### STORED DATA
..............................

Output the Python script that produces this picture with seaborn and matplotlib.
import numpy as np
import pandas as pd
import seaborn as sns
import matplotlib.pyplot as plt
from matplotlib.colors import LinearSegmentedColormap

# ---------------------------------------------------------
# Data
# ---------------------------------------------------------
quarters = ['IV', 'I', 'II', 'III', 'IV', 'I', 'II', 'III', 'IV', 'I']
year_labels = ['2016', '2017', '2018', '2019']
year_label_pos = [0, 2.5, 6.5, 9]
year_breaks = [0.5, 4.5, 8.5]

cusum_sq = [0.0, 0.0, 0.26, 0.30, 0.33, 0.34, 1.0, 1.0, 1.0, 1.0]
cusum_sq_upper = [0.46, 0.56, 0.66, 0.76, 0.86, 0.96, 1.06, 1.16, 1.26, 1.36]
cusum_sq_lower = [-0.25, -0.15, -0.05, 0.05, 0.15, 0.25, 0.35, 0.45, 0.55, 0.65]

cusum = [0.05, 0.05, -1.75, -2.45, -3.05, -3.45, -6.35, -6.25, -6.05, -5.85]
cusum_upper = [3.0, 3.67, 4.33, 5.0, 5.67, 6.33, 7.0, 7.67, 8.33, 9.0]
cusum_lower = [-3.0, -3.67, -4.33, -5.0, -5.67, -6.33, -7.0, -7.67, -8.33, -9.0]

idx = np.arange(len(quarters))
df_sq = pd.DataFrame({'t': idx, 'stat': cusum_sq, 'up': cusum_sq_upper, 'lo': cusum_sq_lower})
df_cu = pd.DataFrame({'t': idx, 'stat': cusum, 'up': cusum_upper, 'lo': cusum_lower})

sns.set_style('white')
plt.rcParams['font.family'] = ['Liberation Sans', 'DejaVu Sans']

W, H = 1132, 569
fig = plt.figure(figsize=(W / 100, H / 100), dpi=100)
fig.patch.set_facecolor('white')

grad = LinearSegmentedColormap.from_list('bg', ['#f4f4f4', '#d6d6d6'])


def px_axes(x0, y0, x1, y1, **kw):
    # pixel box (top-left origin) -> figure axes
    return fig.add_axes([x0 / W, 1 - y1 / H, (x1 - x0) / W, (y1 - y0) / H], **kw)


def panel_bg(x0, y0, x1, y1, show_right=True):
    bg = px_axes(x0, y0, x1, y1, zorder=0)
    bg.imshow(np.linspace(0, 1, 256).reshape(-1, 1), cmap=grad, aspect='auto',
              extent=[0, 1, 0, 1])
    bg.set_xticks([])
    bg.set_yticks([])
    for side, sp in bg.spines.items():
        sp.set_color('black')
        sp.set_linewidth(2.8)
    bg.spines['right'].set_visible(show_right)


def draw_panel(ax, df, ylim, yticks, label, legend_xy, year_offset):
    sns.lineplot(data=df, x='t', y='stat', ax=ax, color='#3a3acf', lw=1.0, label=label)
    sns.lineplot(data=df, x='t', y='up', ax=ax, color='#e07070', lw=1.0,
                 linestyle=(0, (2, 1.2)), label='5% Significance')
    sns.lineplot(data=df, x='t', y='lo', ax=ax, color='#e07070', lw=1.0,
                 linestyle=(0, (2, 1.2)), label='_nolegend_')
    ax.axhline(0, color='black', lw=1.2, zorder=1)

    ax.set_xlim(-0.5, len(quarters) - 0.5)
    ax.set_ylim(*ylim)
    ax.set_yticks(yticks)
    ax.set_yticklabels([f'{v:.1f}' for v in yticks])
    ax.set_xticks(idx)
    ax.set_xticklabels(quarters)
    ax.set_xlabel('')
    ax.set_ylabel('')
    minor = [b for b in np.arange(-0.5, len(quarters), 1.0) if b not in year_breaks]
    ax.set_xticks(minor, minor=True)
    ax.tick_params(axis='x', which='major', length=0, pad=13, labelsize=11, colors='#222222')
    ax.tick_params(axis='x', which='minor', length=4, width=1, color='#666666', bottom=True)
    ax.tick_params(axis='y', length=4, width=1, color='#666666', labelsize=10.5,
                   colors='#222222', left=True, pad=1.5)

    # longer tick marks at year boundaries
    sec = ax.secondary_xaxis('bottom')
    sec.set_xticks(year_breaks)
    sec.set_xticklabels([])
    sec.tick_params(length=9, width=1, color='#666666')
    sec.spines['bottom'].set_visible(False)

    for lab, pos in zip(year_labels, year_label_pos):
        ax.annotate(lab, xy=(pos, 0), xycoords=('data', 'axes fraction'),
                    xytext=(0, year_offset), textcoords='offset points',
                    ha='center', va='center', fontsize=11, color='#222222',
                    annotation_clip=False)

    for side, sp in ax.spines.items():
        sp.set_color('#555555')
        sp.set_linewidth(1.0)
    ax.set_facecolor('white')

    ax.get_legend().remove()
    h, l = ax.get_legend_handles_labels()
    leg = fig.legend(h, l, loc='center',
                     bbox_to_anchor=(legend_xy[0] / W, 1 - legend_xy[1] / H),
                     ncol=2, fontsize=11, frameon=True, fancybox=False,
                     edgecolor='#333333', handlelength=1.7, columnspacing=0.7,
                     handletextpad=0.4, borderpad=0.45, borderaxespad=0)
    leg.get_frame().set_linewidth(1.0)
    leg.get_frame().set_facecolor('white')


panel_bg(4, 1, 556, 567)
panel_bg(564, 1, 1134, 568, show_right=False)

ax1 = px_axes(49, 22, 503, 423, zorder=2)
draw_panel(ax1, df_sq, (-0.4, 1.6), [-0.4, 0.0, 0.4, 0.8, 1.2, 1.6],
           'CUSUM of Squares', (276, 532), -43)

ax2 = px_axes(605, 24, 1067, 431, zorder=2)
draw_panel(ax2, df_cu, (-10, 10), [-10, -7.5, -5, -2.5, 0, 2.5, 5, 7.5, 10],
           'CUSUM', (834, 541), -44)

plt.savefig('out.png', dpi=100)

..............................

### DIRECTIONS
Across the data above, how many lines include the word "matplotlib"? Give only the count.

### EXERCISE OUTPUT
3